◆ EXTRACTED DATA:
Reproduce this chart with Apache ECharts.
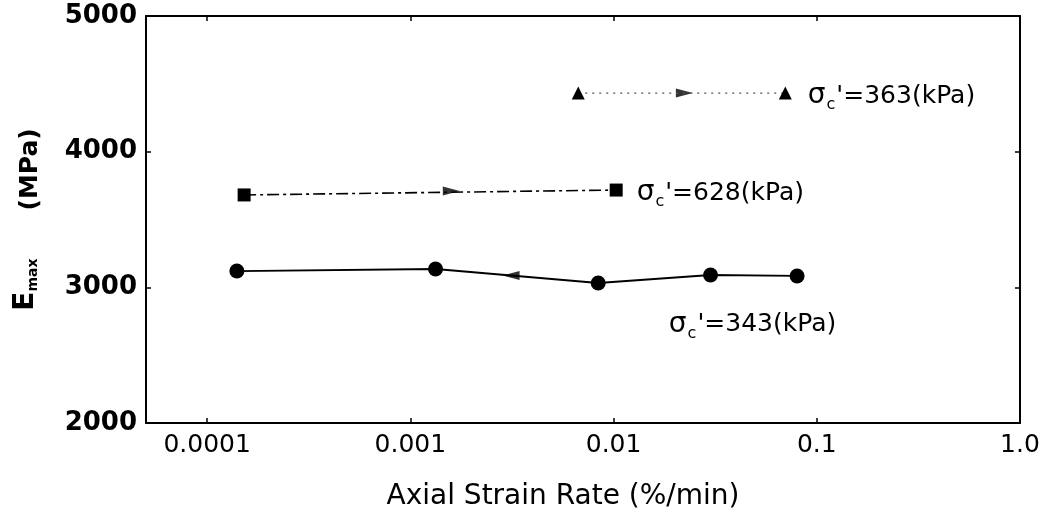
<!DOCTYPE html>
<html><head><meta charset="utf-8">
<script src="https://cdn.jsdelivr.net/npm/echarts@6/dist/echarts.min.js"></script>
<style>html,body{margin:0;padding:0;background:#fff}#c{width:1041px;height:512px}</style>
</head><body><div id="c"></div>
<script>
// ---- data ----
const xTickValues = [0.0001, 0.001, 0.01, 0.1, 1];
const xTickLabels = ['0.0001', '0.001', '0.01', '0.1', '1.0'];
const rate343 = [1.40e-4, 1.33e-3, 8.4e-3, 0.030, 0.080];
const emax343 = [3120, 3135, 3032, 3091, 3084];
const rate628 = [1.52e-4, 0.0103];
const emax628 = [3681, 3717];
const rate363 = [0.0067, 0.070];
const emax363 = [4432, 4432];
// direction arrows drawn on the lines
const arrowRate = [3.13e-3, 1.59e-3, 0.0223];
const arrowEmax = [3087, 3710, 4432];
const arrowRot = [90, -90, -90];
const seriesNames = ['343', '628', '363'];

const F = 'DejaVu Sans';
function fmtX(v) {
  for (let i = 0; i < xTickValues.length; i++) {
    if (Math.abs(Math.log10(v) - Math.log10(xTickValues[i])) < 1e-6) return xTickLabels[i];
  }
  return '';
}
const labelRich = {
  s: {fontFamily: F, fontSize: 28, color: '#000'},
  c: {fontFamily: F, fontSize: 16, color: '#000', padding: [18, 1, 0, 1]},
  t: {fontFamily: F, fontSize: 25, color: '#000'}
};
function sigLabel(k) { return '{s|σ}{c|c}{t|\'=' + k + '(kPa)}'; }
function pts(xs, ys) { return xs.map((x, i) => [x, ys[i]]); }

const d343 = pts(rate343, emax343);
d343[3] = {value: d343[3], label: {show: true, position: 'bottom', offset: [42, 20],
  formatter: sigLabel(seriesNames[0]), rich: labelRich}};
const d628 = pts(rate628, emax628);
d628[1] = {value: d628[1], label: {show: true, position: 'right', distance: 14, offset: [0, 3],
  formatter: sigLabel(seriesNames[1]), rich: labelRich}};
const d363 = pts(rate363, emax363);
d363[1] = {value: d363[1], label: {show: true, position: 'right', distance: 16, offset: [0, 3],
  formatter: sigLabel(seriesNames[2]), rich: labelRich}};

const axisCommonX = {
  type: 'log', logBase: 10, min: 0.00005, max: 1,
  axisLine: {show: true, onZero: false, lineStyle: {color: '#000', width: 2}},
  axisTick: {show: true, inside: true, length: 5, lineStyle: {color: '#000', width: 1.5}},
  splitLine: {show: false}
};
const axisCommonY = {
  type: 'value', min: 2000, max: 5000, interval: 1000,
  axisLine: {show: true, onZero: false, lineStyle: {color: '#000', width: 2}},
  axisTick: {show: true, inside: true, length: 5, lineStyle: {color: '#000', width: 1.5}},
  splitLine: {show: false}
};

const chart = echarts.init(document.getElementById('c'), null, {renderer: 'canvas'});
chart.setOption({
  backgroundColor: '#fff',
  animation: false,
  grid: {left: 146, right: 21, top: 16, bottom: 89, containLabel: false, outerBoundsMode: 'none'},
  xAxis: [
    Object.assign({}, axisCommonX, {
      position: 'bottom',
      name: 'Axial Strain Rate (%/min)', nameLocation: 'middle', nameGap: 60,
      nameTextStyle: {fontFamily: F, fontSize: 28, color: '#000', padding: [0, 40, 0, 0]},
      axisLabel: {formatter: fmtX, fontFamily: F, fontSize: 25, color: '#000', margin: 10,
        showMinLabel: true, showMaxLabel: true}
    }),
    Object.assign({}, axisCommonX, {position: 'top', axisLabel: {show: false}})
  ],
  yAxis: [
    Object.assign({}, axisCommonY, {
      position: 'left',
      name: '{e|E}{m|max}{sp|}{p|(MPa)}', nameLocation: 'middle', nameGap: 103, nameRotate: 90,
      nameTextStyle: {rich: {
        e: {fontFamily: F, fontWeight: 'bold', fontSize: 28, color: '#000'},
        m: {fontFamily: F, fontWeight: 'bold', fontSize: 14, color: '#000', padding: [16, 0, 0, 0]},
        sp: {width: 48},
        p: {fontFamily: F, fontWeight: 'bold', fontSize: 25, color: '#000', padding: [10, 0, 0, 0]}
      }},
      axisLabel: {formatter: v => String(v), fontFamily: F, fontWeight: 'bold', fontSize: 26,
        color: '#000', margin: 9}
    }),
    Object.assign({}, axisCommonY, {position: 'right', axisLabel: {show: false}})
  ],
  series: [
    {name: seriesNames[0], type: 'line', data: d343, symbol: 'circle', symbolSize: 15,
      itemStyle: {color: '#000'}, lineStyle: {color: '#000', width: 1.8}},
    {name: seriesNames[1], type: 'line', data: d628, symbol: 'rect', symbolSize: 13,
      itemStyle: {color: '#000'}, lineStyle: {color: '#000', width: 1.6, type: [12, 4, 3, 4]}},
    {name: seriesNames[2], type: 'line', data: d363, symbol: 'triangle', symbolSize: 13,
      itemStyle: {color: '#000'}, lineStyle: {color: '#555', width: 1.3, type: [2, 5]}},
    {name: 'arrows', type: 'scatter',
      data: arrowRate.map((x, i) => ({value: [x, arrowEmax[i]], symbolRotate: arrowRot[i]})),
      symbol: 'triangle', symbolSize: [9, 17], itemStyle: {color: '#000'}}
  ]
});
</script></body></html>
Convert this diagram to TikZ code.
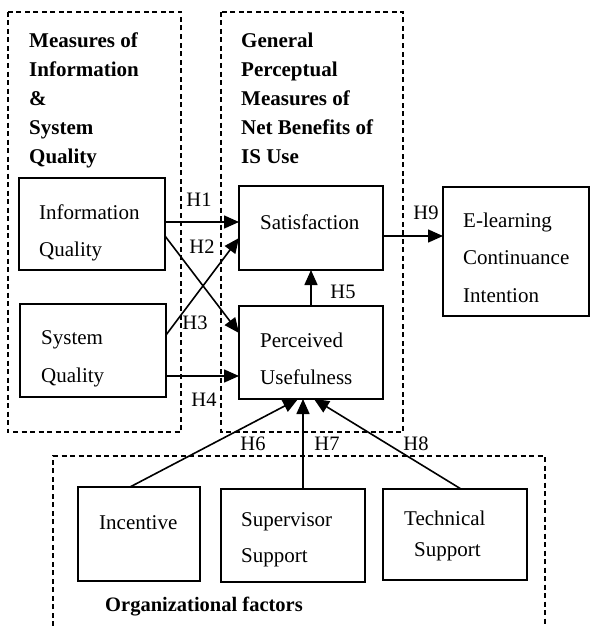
\documentclass[tikz,border=0pt]{standalone}
\usepackage{fontspec}
\setmainfont{Liberation Serif}
\usetikzlibrary{arrows.meta}
\begin{document}
\begin{tikzpicture}[x=1pt,y=-1pt,
  box/.style={draw, line width=1.6pt, inner sep=0pt, outer sep=0pt},
  grp/.style={draw, line width=1.5pt, dash pattern=on 5pt off 3.5pt},
  arr/.style={line width=1.6pt, -{Triangle[length=15pt,width=13pt]}},
  txt/.style={anchor=north west, inner sep=0pt, align=left, font=\fontsize{21}{37.5}\selectfont},
  ttl/.style={anchor=north west, inner sep=0pt, align=left, font=\fontsize{21}{29}\selectfont\bfseries},
  hl/.style={inner sep=0pt, font=\fontsize{20.5}{24}\selectfont}]
\useasboundingbox (0,0) rectangle (590,626);
\fill[white] (0,0) rectangle (590,626);
% dashed groups
\draw[grp] (8,12) rectangle (181,432);
\draw[grp] (221,12) rectangle (403,432);
\draw[grp] (53,626) -- (53,456) -- (545,456) -- (545,626);
% titles
\node[ttl] (t1) at (29,32.5) {Measures of\\Information\\\&\\System\\Quality};
\node[ttl] (t2) at (241,32.5) {General\\Perceptual\\Measures of\\Net Benefits of\\IS Use};
\node[anchor=west, inner sep=0pt, font=\fontsize{20.5}{24}\selectfont\bfseries] (t3) at (105,607) {Organizational factors};
% boxes
\node[box, minimum width=146pt, minimum height=92pt] (iq) at (92,224) {};
\node[box, minimum width=146pt, minimum height=93pt] (sq) at (93,350.5) {};
\node[box, minimum width=144pt, minimum height=84pt] (sat) at (311,228) {};
\node[box, minimum width=144pt, minimum height=93pt] (pu) at (311,352.5) {};
\node[box, minimum width=146pt, minimum height=129pt] (el) at (516,251.5) {};
\node[box, minimum width=122pt, minimum height=94pt] (inc) at (139,534) {};
\node[box, minimum width=144pt, minimum height=93pt] (sup) at (293,535.5) {};
\node[box, minimum width=144pt, minimum height=91pt] (tec) at (455,534.5) {};
% box texts
\node[txt] (iqt) at (39,204.5) {Information\\Quality};
\node[txt] (sqt) at (41,330.5) {System\\Quality};
\node[txt] (satt) at (260,214.5) {Satisfaction};
\node[txt] (put) at (260,332.5) {Perceived\\Usefulness};
\node[txt] (elt) at (463,212.5) {E-learning\\Continuance\\Intention};
\node[txt] (inct) at (99,515.5) {Incentive};
\node[txt, font=\fontsize{21}{36}\selectfont] (supt) at (241,512.5) {Supervisor\\Support};
\node[txt] (tect1) at (404,510.5) {Technical};
\node[txt] (tect2) at (414,542.5) {Support};
% arrows
\draw[arr] ([yshift=2pt]iq.east) -- ([yshift=6pt]sat.west);
\draw[arr] ([yshift=-12pt]iq.east) -- ([yshift=19.5pt]pu.west);
\draw[arr] ([yshift=15.5pt]sq.east) -- ([yshift=-10pt]sat.west);
\draw[arr] ([yshift=-25.5pt]sq.east) -- ([yshift=-23.5pt]pu.west);
\draw[arr] (pu.north) -- (sat.south);
\draw[arr] ([yshift=-8pt]sat.east) -- ([yshift=15.5pt]el.west);
\draw[arr] ([xshift=-9pt]inc.north) -- ([xshift=-13pt]pu.south);
\draw[arr] ([xshift=10pt]sup.north) -- ([xshift=-8pt]pu.south);
\draw[arr] ([xshift=6pt]tec.north) -- ([xshift=3pt]pu.south);
% hypothesis labels
\node[hl] (h1) at (199,200) {H1};
\node[hl] (h2) at (202,247) {H2};
\node[hl] (h3) at (195,323) {H3};
\node[hl] (h4) at (204,400) {H4};
\node[hl] (h5) at (343,292) {H5};
\node[hl] (h6) at (253,444) {H6};
\node[hl] (h7) at (327,444) {H7};
\node[hl] (h8) at (416,444) {H8};
\node[hl] (h9) at (426,213) {H9};
\end{tikzpicture}
\end{document}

◆ BRIEF: Repeat exactly the lines from the first line of the records above through the line containing "const seriesNames = ['343', '628', '363'];", leaving out the pictures.

◆ FINISHED ANSWER:
Reproduce this chart with Apache ECharts.
<!DOCTYPE html>
<html><head><meta charset="utf-8">
<script src="https://cdn.jsdelivr.net/npm/echarts@6/dist/echarts.min.js"></script>
<style>html,body{margin:0;padding:0;background:#fff}#c{width:1041px;height:512px}</style>
</head><body><div id="c"></div>
<script>
// ---- data ----
const xTickValues = [0.0001, 0.001, 0.01, 0.1, 1];
const xTickLabels = ['0.0001', '0.001', '0.01', '0.1', '1.0'];
const rate343 = [1.40e-4, 1.33e-3, 8.4e-3, 0.030, 0.080];
const emax343 = [3120, 3135, 3032, 3091, 3084];
const rate628 = [1.52e-4, 0.0103];
const emax628 = [3681, 3717];
const rate363 = [0.0067, 0.070];
const emax363 = [4432, 4432];
// direction arrows drawn on the lines
const arrowRate = [3.13e-3, 1.59e-3, 0.0223];
const arrowEmax = [3087, 3710, 4432];
const arrowRot = [90, -90, -90];
const seriesNames = ['343', '628', '363'];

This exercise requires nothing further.